More than two thousand years ago, in a world of politics, trials, and public life, Marcus Tullius Cicero mastered the art of making words do things. He wasn’t just a master of Latin or a thinker in a toga—he was a living demonstration that language, used wisely, can move hearts, change laws, and shape destinies. And what’s more, he left us a manual.

Here, in plain terms (as he would have liked), are a few of Cicero’s secrets to persuasive speech—drawn from De Oratore, Brutus, and the Rhetorica ad Herennium, and ready to be put to use in today’s world of meetings, pitches, posts, and protests.

  1. Nature, Art, Practice.
    To speak well, you need three things: a bit of talent, a solid method, and a lot of training. Cicero didn’t believe in effortless genius. A pleasant voice, yes, helps. But what matters more is knowing the structure of speech—what makes it persuasive—and repeating it until it becomes second nature. Nobody is born eloquent. It’s a discipline, like music or sport.
  2. Start with substance.
    No rhetorical trick will save a hollow idea. “Grasp the subject, the words will follow,” said Cato the Elder—a motto Cicero loved. You must know what you’re talking about. That’s why the ideal speaker, for Cicero, was not just a master of style but a well-read citizen: a person steeped in law, philosophy, literature, and life.
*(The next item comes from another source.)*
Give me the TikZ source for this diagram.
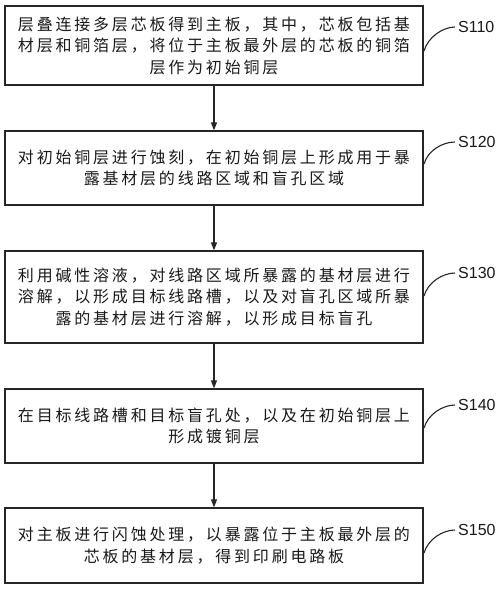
\documentclass[tikz,border=0pt]{standalone}
\usepackage{fontspec}
\usetikzlibrary{arrows.meta}
\newfontfamily\cjk[LetterSpace=17.5]{Noto Sans CJK SC}
\newfontfamily\lab{Liberation Sans}
\begin{document}
\begin{tikzpicture}[x=1bp,y=-1bp,
  stepbox/.style={draw=black!85,line width=1.3bp,minimum width=418bp,inner sep=0pt,
    align=center,font=\cjk\fontsize{16bp}{21.5bp}\selectfont,text=black!90},
  lbl/.style={anchor=west,font=\lab\fontsize{16bp}{18bp}\selectfont,text=black!90,inner sep=0pt},
  arr/.style={-{Triangle[length=8bp,width=6bp]},line width=1.2bp,draw=black!85},
  lnk/.style={line width=1.1bp,draw=black!85}]
\useasboundingbox (0,0) rectangle (500,589);
\node[stepbox,minimum height=79bp] (b1) at (214,45.5) {层叠连接多层芯板得到主板，其中，芯板包括基\\材层和铜箔层，将位于主板最外层的芯板的铜箔\\层作为初始铜层};
\node[stepbox,minimum height=74bp] (b2) at (214,168) {对初始铜层进行蚀刻，在初始铜层上形成用于暴\\露基材层的线路区域和盲孔区域};
\node[stepbox,minimum height=92bp] (b3) at (214,297) {利用碱性溶液，对线路区域所暴露的基材层进行\\溶解，以形成目标线路槽，以及对盲孔区域所暴\\露的基材层进行溶解，以形成目标盲孔};
\node[stepbox,minimum height=74bp] (b4) at (214,426) {在目标线路槽和目标盲孔处，以及在初始铜层上\\形成镀铜层};
\node[stepbox,minimum height=75bp] (b5) at (214,545.5) {对主板进行闪蚀处理，以暴露位于主板最外层的\\芯板的基材层，得到印刷电路板};
\draw[arr] (b1) -- (b2);
\draw[arr] (b2) -- (b3);
\draw[arr] (b3) -- (b4);
\draw[arr] (b4) -- (b5);
\node[lbl] (s1) at (458,27) {S110};
\node[lbl] (s2) at (458,142) {S120};
\node[lbl] (s3) at (458,273) {S130};
\node[lbl] (s4) at (458,405) {S140};
\node[lbl] (s5) at (458,530) {S150};
\coordinate (c1) at (424,51);
\coordinate (c2) at (424,164);
\coordinate (c3) at (424,296);
\coordinate (c4) at (424,428);
\coordinate (c5) at (424,553);
\foreach \i in {1,...,5}{
  \draw[lnk] (c\i) .. controls +(4,-14) and +(-12,0) .. ([xshift=-3bp]s\i.west);
}
\end{tikzpicture}
\end{document}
  3. Invent, arrange, express.
    Every speech, written or spoken, follows the same ancient roadmap: invention (finding the right arguments), arrangement (putting them in a persuasive order), style (choosing the right words), memory (yes, even today!), and delivery (how you say it). Ignore one, and you weaken the whole. Think of it as building a house—you need both blueprint and bricks.
  4. Logos, ethos, pathos.
    We often think we must persuade by logic alone. But Cicero, borrowing from Aristotle, reminds us that the heart and character matter just as much as the mind. A strong argument (logos) is good. But if your audience trusts you (ethos) and feels something (pathos), your words will land deeper. Emotion, used ethically, is not manipulation—it’s connection.
  5. Know your audience.
    Cicero believed no speech existed in a vacuum. How you speak to a friend, a court, or a crowd must differ. There’s the simple style, the middle style, and the grand. Choose the wrong one, and you risk sounding arrogant, boring, or fake. Today, we might say: don’t give a TED talk at a dinner table. Tailor your voice to the moment.
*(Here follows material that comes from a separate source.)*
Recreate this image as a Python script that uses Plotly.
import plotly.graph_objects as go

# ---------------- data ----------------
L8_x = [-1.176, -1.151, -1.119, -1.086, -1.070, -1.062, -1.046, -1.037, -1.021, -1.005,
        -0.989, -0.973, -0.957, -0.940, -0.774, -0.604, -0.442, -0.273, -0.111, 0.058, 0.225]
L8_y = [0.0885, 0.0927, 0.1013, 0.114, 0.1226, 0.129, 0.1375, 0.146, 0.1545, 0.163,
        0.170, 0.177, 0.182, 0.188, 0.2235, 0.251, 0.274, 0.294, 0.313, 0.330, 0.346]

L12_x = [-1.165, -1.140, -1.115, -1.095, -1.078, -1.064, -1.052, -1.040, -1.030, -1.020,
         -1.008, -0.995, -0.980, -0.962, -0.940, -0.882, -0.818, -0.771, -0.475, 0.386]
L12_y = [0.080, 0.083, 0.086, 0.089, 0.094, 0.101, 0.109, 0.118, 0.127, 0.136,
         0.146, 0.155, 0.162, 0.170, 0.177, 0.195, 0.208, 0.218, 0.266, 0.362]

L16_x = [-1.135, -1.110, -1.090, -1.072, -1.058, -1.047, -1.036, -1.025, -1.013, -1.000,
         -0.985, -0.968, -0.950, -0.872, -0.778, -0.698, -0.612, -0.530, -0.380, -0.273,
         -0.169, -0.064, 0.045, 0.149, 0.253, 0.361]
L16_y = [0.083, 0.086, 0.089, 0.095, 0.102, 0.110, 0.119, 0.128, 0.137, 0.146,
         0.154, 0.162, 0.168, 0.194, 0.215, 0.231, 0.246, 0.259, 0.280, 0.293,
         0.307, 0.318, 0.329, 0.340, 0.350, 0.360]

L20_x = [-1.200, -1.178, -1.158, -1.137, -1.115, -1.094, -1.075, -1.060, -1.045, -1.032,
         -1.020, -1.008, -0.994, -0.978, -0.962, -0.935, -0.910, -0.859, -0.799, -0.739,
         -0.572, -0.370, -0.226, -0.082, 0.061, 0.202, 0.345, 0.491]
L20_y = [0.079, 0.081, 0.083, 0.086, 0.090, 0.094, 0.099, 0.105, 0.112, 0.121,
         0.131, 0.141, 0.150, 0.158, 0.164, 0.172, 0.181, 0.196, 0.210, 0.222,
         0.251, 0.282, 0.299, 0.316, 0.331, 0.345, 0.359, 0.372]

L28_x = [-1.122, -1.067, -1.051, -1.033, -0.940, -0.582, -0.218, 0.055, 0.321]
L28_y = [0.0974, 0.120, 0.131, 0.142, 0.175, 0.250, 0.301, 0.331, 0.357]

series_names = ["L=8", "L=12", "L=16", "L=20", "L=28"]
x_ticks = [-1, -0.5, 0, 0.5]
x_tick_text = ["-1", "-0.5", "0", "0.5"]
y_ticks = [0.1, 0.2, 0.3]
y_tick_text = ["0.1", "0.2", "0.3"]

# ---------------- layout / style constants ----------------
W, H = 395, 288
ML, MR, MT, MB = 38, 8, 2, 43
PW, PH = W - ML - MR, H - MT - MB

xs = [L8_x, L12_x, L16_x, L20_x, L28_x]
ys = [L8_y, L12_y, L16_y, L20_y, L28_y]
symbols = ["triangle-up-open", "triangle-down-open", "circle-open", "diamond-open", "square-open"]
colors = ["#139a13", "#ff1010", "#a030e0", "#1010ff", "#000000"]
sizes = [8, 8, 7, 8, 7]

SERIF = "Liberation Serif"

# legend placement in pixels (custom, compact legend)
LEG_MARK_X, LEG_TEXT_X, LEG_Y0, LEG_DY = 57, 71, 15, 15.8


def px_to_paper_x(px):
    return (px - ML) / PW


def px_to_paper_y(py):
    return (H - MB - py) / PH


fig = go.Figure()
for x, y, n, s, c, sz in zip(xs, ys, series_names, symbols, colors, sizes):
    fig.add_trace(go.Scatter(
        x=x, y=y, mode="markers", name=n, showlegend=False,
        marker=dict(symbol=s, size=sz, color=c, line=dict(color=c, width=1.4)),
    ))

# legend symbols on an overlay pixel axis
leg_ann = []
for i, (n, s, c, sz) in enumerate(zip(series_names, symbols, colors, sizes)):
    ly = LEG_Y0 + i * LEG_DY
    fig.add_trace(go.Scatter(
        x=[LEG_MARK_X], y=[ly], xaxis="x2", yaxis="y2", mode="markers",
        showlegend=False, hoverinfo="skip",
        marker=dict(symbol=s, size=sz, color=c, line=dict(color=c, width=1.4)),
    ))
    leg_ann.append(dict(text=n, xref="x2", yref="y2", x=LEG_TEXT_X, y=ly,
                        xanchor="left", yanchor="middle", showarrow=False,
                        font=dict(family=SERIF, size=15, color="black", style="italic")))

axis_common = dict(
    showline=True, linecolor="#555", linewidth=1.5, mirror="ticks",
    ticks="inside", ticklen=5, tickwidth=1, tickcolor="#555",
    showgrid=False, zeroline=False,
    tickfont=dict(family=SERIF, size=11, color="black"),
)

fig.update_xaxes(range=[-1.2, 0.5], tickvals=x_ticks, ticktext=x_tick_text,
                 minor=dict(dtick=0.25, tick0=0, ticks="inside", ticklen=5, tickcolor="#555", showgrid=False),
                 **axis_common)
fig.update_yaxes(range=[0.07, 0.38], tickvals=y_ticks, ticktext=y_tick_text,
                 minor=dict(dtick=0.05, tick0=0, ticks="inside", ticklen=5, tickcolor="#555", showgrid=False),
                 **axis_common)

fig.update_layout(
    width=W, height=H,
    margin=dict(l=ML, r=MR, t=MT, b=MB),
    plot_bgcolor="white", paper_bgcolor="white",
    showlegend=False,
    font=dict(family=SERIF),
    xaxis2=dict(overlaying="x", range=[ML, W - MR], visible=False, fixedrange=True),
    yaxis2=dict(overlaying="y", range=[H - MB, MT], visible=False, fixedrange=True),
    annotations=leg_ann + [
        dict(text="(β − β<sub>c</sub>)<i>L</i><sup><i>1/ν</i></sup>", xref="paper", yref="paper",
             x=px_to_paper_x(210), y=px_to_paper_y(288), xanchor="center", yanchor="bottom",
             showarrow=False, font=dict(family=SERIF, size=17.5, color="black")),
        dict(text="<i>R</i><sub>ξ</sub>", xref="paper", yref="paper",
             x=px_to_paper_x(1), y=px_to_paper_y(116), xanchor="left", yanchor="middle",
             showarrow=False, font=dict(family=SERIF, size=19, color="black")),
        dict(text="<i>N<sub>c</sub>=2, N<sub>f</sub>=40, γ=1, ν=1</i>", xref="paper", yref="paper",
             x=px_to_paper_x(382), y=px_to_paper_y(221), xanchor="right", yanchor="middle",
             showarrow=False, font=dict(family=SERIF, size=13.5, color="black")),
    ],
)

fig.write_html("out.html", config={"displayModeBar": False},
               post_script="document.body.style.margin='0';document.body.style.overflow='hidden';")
  6. Clarity over cleverness.
    No one ever said, “That speech changed my life—what beautiful grammar.” Cicero urged speakers to be clear, correct, and compelling. Use vivid examples. Vary your rhythm. Speak as humans speak, not as textbooks teach. Eloquence, in his view, is not ornate decoration—it’s truth dressed for the occasion.
  7. Deliver with presence.
    Sometimes, howyou say something matters more than what you say. Cicero knew this well: a dull delivery can kill a brilliant idea, while a passionate voice can carry a weak one further than it deserves. Gesture, tone, silence—they all speak. Train them.
  8. Imitate the best. Then become yourself.
    Cicero spent years studying great speakers—Greek and Roman—and advised the same for others. Imitate, yes, but don’t copy. Observe what works. Steal the technique, not the identity. And little by little, your voice will emerge.
  9. Write to speak better.
    Surprising, perhaps—but writing is one of Cicero’s favorite tools for training the tongue. Writing disciplines thought. It slows you down, helps you clarify, and prepares your arguments. If you want to speak well, write first.
  10. Speak for the good.
    Finally, Cicero reminds us: speech is power. And power calls for responsibility. True eloquence is not mere cleverness—it is virtue made audible. Use your words to build, not to destroy. That’s what makes persuasion noble.